● **Required work**
Write out again, word for word, the lines below from the line that holds "Convert this chart to seaborn" through the line that holds "plt.rcParams['axes.unicode_minus'] = False", omitting pictures.

● **Provided material**
▼

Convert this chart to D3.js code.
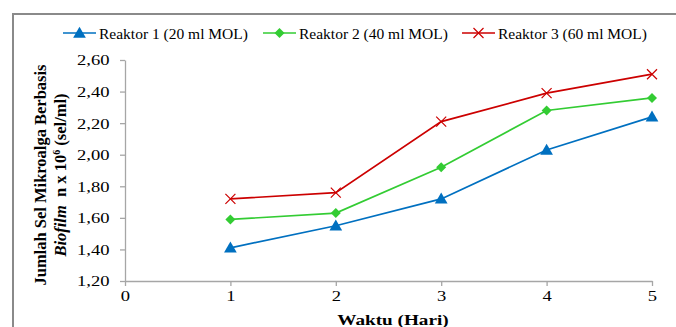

▲
▼

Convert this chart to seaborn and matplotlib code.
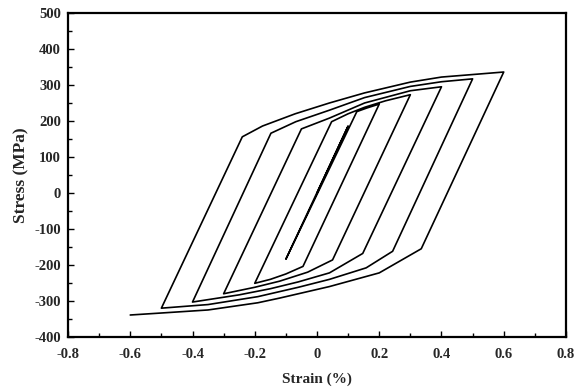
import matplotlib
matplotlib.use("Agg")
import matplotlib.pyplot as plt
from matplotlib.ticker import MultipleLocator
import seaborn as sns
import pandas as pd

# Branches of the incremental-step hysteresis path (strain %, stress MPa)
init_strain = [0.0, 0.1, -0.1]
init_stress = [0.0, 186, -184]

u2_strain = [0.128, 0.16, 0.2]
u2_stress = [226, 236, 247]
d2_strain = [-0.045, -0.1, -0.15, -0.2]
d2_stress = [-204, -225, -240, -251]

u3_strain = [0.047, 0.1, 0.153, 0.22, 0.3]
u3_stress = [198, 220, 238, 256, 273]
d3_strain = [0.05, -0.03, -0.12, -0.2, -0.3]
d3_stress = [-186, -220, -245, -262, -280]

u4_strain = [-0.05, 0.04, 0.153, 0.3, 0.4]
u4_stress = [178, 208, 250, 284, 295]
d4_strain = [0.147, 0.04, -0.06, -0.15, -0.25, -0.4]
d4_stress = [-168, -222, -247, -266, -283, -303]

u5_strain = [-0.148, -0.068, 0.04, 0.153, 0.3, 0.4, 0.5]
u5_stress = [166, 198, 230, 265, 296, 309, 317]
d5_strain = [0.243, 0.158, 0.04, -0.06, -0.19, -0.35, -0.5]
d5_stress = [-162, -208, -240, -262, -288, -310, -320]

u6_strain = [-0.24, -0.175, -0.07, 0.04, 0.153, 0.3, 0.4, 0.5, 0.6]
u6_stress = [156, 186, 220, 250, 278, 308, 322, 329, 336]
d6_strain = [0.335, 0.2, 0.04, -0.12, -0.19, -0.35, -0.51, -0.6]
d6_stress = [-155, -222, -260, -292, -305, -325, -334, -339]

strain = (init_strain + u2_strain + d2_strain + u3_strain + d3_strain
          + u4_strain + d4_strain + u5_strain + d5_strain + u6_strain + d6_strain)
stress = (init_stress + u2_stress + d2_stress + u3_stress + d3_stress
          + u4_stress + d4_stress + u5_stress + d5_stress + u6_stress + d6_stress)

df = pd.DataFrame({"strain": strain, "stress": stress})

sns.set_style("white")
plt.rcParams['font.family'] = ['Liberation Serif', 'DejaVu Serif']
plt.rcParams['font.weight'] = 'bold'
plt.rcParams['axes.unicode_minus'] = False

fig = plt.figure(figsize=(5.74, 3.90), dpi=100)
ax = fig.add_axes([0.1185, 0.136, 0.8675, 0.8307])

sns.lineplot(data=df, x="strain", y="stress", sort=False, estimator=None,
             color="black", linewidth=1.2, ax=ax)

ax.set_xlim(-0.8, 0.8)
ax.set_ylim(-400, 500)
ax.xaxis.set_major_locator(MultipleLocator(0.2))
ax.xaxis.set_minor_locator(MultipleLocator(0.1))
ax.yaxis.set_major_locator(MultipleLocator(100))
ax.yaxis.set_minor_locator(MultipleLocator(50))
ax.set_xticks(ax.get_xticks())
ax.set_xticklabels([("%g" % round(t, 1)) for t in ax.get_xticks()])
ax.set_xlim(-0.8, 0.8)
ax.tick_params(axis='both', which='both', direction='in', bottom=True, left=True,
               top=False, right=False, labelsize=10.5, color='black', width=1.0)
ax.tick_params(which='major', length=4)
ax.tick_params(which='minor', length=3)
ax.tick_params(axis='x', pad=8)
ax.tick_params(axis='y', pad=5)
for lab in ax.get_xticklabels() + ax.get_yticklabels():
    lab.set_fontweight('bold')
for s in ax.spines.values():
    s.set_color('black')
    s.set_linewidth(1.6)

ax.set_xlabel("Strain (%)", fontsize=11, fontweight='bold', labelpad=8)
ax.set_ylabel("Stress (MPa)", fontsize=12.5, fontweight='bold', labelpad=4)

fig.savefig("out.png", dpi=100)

▲
▼

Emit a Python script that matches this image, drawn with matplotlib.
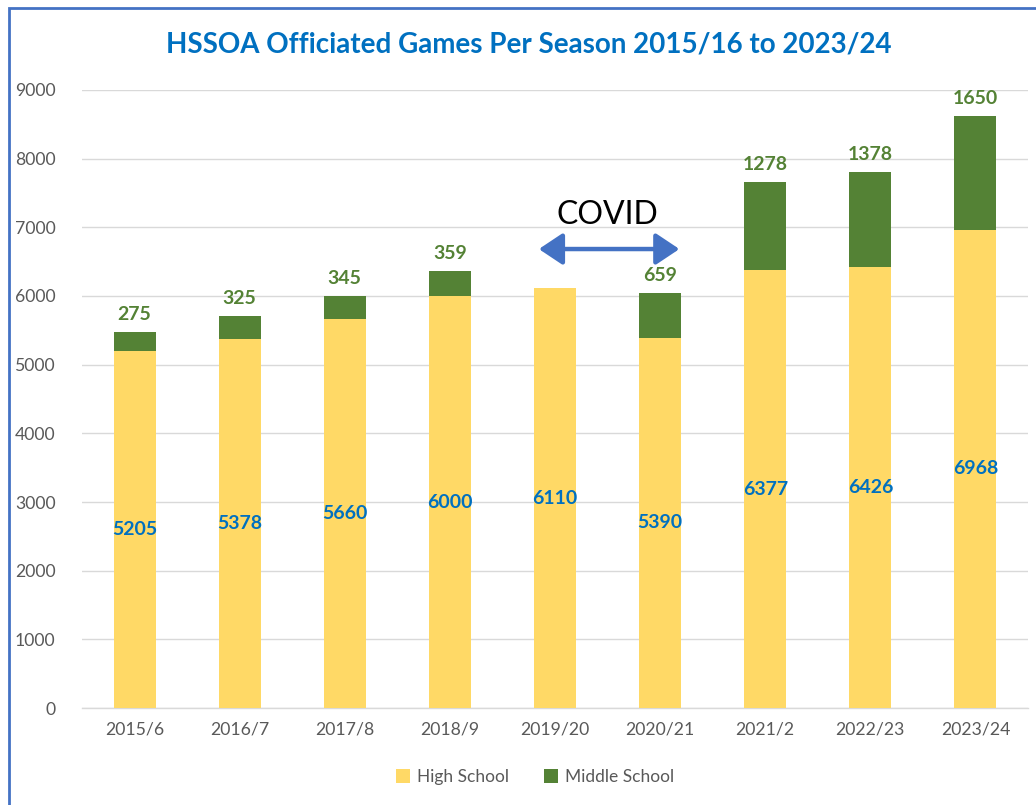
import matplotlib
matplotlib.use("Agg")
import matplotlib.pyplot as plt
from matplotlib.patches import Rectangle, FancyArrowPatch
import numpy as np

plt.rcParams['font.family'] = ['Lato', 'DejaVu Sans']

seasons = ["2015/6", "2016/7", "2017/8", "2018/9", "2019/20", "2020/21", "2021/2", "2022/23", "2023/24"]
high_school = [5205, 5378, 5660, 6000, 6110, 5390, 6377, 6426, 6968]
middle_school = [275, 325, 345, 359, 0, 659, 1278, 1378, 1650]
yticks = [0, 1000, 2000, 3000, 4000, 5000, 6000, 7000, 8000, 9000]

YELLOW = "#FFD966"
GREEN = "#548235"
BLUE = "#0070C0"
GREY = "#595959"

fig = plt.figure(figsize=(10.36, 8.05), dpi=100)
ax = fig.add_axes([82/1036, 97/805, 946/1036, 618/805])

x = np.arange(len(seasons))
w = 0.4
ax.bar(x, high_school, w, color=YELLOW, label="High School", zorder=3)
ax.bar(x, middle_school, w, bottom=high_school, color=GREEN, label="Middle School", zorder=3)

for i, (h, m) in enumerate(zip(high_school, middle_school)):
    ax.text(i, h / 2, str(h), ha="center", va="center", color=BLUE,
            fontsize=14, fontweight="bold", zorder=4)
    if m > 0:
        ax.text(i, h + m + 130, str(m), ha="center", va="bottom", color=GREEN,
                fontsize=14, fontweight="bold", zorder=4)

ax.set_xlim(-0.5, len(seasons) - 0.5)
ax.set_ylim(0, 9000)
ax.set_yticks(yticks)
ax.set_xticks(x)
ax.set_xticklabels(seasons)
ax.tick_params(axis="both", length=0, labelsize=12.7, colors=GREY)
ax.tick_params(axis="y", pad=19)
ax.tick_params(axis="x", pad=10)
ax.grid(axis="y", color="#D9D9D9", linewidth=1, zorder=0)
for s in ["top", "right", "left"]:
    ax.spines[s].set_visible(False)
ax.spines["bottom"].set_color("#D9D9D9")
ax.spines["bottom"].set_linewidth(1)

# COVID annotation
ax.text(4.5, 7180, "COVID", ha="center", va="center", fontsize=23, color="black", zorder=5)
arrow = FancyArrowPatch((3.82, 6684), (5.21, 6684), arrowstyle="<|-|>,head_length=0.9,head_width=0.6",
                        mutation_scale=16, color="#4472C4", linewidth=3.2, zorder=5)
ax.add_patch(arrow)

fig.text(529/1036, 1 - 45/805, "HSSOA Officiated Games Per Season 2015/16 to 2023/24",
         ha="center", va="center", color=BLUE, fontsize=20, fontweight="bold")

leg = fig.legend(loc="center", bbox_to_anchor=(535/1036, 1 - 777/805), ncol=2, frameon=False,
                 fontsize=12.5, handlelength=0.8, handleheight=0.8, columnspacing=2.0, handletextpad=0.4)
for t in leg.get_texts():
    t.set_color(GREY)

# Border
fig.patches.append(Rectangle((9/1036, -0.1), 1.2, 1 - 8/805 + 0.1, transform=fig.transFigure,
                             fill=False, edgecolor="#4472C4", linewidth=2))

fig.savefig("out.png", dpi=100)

▲

● **Exercise result**
Convert this chart to seaborn and matplotlib code.
import matplotlib
matplotlib.use("Agg")
import matplotlib.pyplot as plt
from matplotlib.ticker import MultipleLocator
import seaborn as sns
import pandas as pd

# Branches of the incremental-step hysteresis path (strain %, stress MPa)
init_strain = [0.0, 0.1, -0.1]
init_stress = [0.0, 186, -184]

u2_strain = [0.128, 0.16, 0.2]
u2_stress = [226, 236, 247]
d2_strain = [-0.045, -0.1, -0.15, -0.2]
d2_stress = [-204, -225, -240, -251]

u3_strain = [0.047, 0.1, 0.153, 0.22, 0.3]
u3_stress = [198, 220, 238, 256, 273]
d3_strain = [0.05, -0.03, -0.12, -0.2, -0.3]
d3_stress = [-186, -220, -245, -262, -280]

u4_strain = [-0.05, 0.04, 0.153, 0.3, 0.4]
u4_stress = [178, 208, 250, 284, 295]
d4_strain = [0.147, 0.04, -0.06, -0.15, -0.25, -0.4]
d4_stress = [-168, -222, -247, -266, -283, -303]

u5_strain = [-0.148, -0.068, 0.04, 0.153, 0.3, 0.4, 0.5]
u5_stress = [166, 198, 230, 265, 296, 309, 317]
d5_strain = [0.243, 0.158, 0.04, -0.06, -0.19, -0.35, -0.5]
d5_stress = [-162, -208, -240, -262, -288, -310, -320]

u6_strain = [-0.24, -0.175, -0.07, 0.04, 0.153, 0.3, 0.4, 0.5, 0.6]
u6_stress = [156, 186, 220, 250, 278, 308, 322, 329, 336]
d6_strain = [0.335, 0.2, 0.04, -0.12, -0.19, -0.35, -0.51, -0.6]
d6_stress = [-155, -222, -260, -292, -305, -325, -334, -339]

strain = (init_strain + u2_strain + d2_strain + u3_strain + d3_strain
          + u4_strain + d4_strain + u5_strain + d5_strain + u6_strain + d6_strain)
stress = (init_stress + u2_stress + d2_stress + u3_stress + d3_stress
          + u4_stress + d4_stress + u5_stress + d5_stress + u6_stress + d6_stress)

df = pd.DataFrame({"strain": strain, "stress": stress})

sns.set_style("white")
plt.rcParams['font.family'] = ['Liberation Serif', 'DejaVu Serif']
plt.rcParams['font.weight'] = 'bold'
plt.rcParams['axes.unicode_minus'] = False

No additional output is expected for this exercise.